NA8, I am sorry for the pain you are going thru right now; I can relate in many ways. I see some pertinent issues you may want to decide how you feel about in order to decide how to proceed. First counseling (for you) can be huge help in deciding what you want to do about this relationship and what is best now and in the future for you...Second would be did you agree to the 5 week plan? Would it be a price you would be willing to pay while working on yourself and figuring out what next steps would be best? I ask for two reasons, this time apart could be exactly what she says that it is and if so trust, not controlling, is the issue; secondly, you may, painfully, find out that she is not interested in reconciling, or has used this time to continue or expand her EA or is just using your love for her to manipulate you into doing what she wants or all of the above...either way my point would be that you cannot control her behavior or choices, but you can choose to give her the time she is asking for or not, you can honor the request but understand that does NOT guarantee the outcome you desire and it is so important that if you do, Do something good and positive for yourself during this time, talk here and in your life about what you want, what you need, what you desire, and what you can live with...spend a little time getting in touch with yourself again. If she is willing, in time, you will come from a better place to discuss what will work for the future and if she is NOT, then you will be one step down the path to your future by focusing on yourself and not just on her. Separation is sometimes necessary for clarity but does not always end in divorce, often perhaps, but not always. There is nothing to be ashamed of in wanting to fight for a relationship that is important to you but how you fight for it is different...the same closeness that the relationship embodies also often clouds our ability to see who we are and how we function within the the relationship...the goal being to see yourself better and more clearly...that is the best tool you take forward into what the future will bring.
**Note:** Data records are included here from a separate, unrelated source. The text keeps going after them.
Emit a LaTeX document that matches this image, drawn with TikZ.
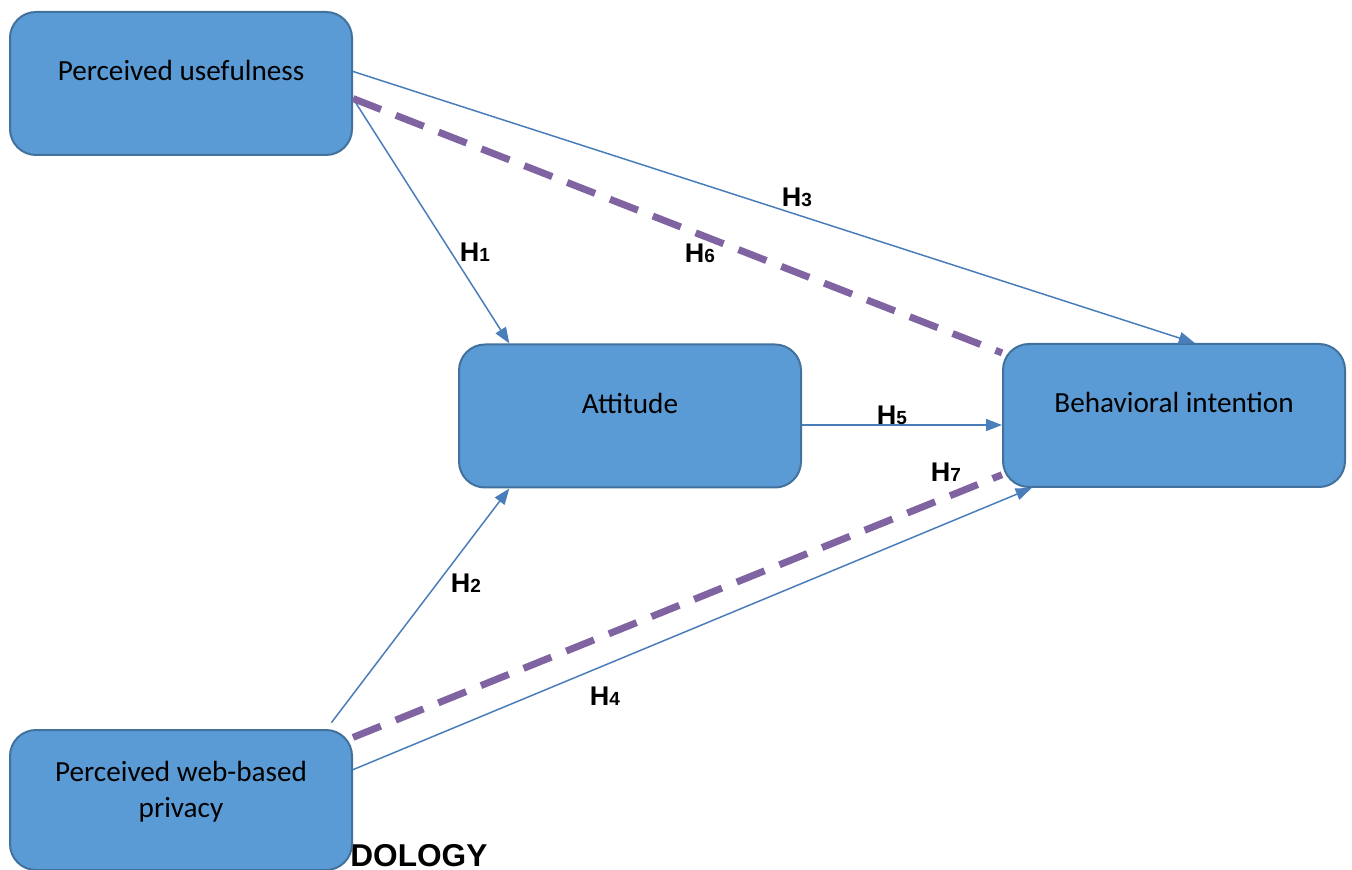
\documentclass[tikz,border=0pt]{standalone}
\usepackage{fontspec}
\setmainfont{Carlito}
\newfontfamily\hfont{Liberation Sans}
\usetikzlibrary{arrows.meta}

\definecolor{boxfill}{HTML}{5B9BD5}
\definecolor{boxline}{HTML}{41719C}
\definecolor{arrowblue}{HTML}{4A7EBB}
\definecolor{medpurple}{HTML}{8064A2}

\newcommand{\hlab}[1]{H{\fontsize{9.5}{9.5}\selectfont #1}}

\begin{document}
\begin{tikzpicture}[x=0.5pt,y=-0.5pt]
			\tikzstyle{construct}=[rectangle,rounded corners=13pt,draw=boxline,line width=1pt,fill=boxfill,
				minimum width=171pt,minimum height=71.5pt,inner sep=0pt,text depth=13pt,align=center,
				font=\fontsize{14.6}{18}\selectfont]
			\tikzstyle{hyp}=[draw=arrowblue,line width=0.75pt,-{Triangle[length=8pt,width=6pt]}]
			\tikzstyle{mediation}=[draw=medpurple,line width=3.5pt,dash pattern=on 15pt off 8pt]
			\tikzstyle{hlabel}=[inner sep=0pt,font=\hfont\bfseries\fontsize{13.5}{13.5}\selectfont]
			
			\useasboundingbox (0,0) rectangle (1352,870);
			
			\node[anchor=base west,inner sep=0pt,font=\hfont\bfseries\fontsize{15.8}{16}\selectfont] (meth) at (350,866) {DOLOGY};
			
			\node[construct] (pu) at (181,83.5) {Perceived usefulness};
			\node[construct] (att) at (630,416) {Attitude};
			\node[construct] (bi) at (1174,415.5) {Behavioral intention};
			\node[construct,minimum height=70pt,text depth=11pt] (pwp) at (181,800) {Perceived web-based\\privacy};
			
			% direct paths
			\draw[hyp] (pu.4.5) -- (bi.74.5);
			\draw[hyp] (pu.-5.6) -- (att.149);
			\draw[hyp] (att.-3.7) -- (att.-3.7 -| bi.west);
			\draw[hyp,shorten <=4pt] (pwp.26.1) -- (att.211);
			\draw[hyp] (pwp.10.6) -- (bi.207);
			
			% mediated paths
			\draw[mediation] (pu.-5.6) -- (bi.160.3);
			\draw[mediation] (pwp.20.7) -- (bi.199.2);
			
			\node[hlabel] (h1) at (475,252) {\hlab{1}};
			\node[hlabel] (h2) at (466,583) {\hlab{2}};
			\node[hlabel] (h3) at (797,197) {\hlab{3}};
			\node[hlabel] (h4) at (605,696) {\hlab{4}};
			\node[hlabel] (h5) at (892,415) {\hlab{5}};
			\node[hlabel] (h6) at (700,253) {\hlab{6}};
			\node[hlabel] (h7) at (946,472) {\hlab{7}};
			
\end{tikzpicture}
\end{document}
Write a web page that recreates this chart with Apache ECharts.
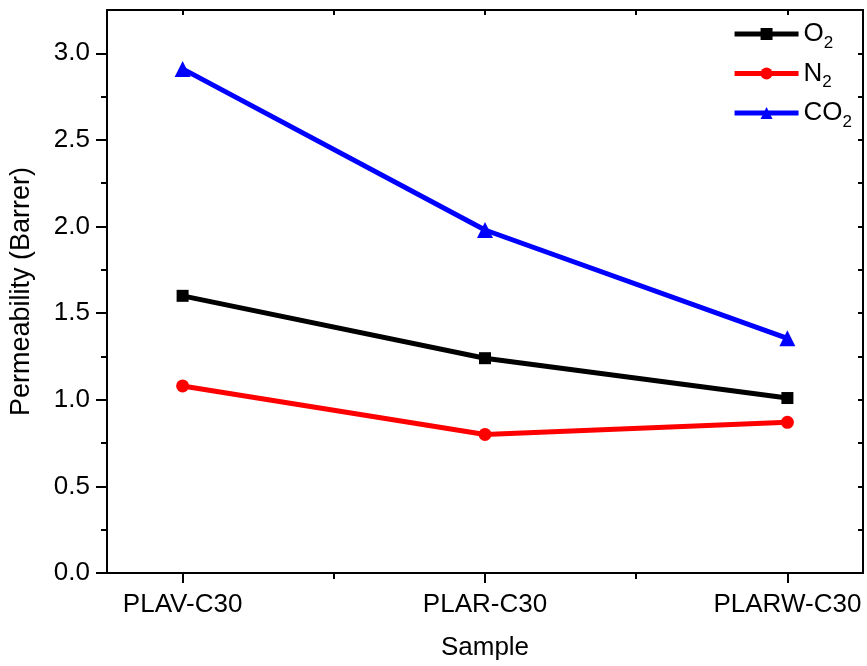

Sorry that there are no "right" answers in this painful situation, Bob and AFEH may also be right on the money but if this is the first time, I just might err on the side of forgiveness but realize that she has to want it for anything to work. Just my humble opinion...


----------



## needsadvice8 (Jul 15, 2010)

Not familiar with the 5 week plan so no.

I've come to agree with some of you that moving out was a mistake and I'm going to move back fully into my house. I respect my wife's request for space and if she feels we need to separate for that then she can be the one to leave. Its time for her to take some responsibility for her actions and see the consequences. I have no reason to leave our home while I'm the one who wants to work through the problems in our marriage.

I go back and forth on whether or not the affair is continuing. I'm keeping my eyes open but in the end the fact of the matter is if it is continuing then its already over and I just don't know it yet.


----------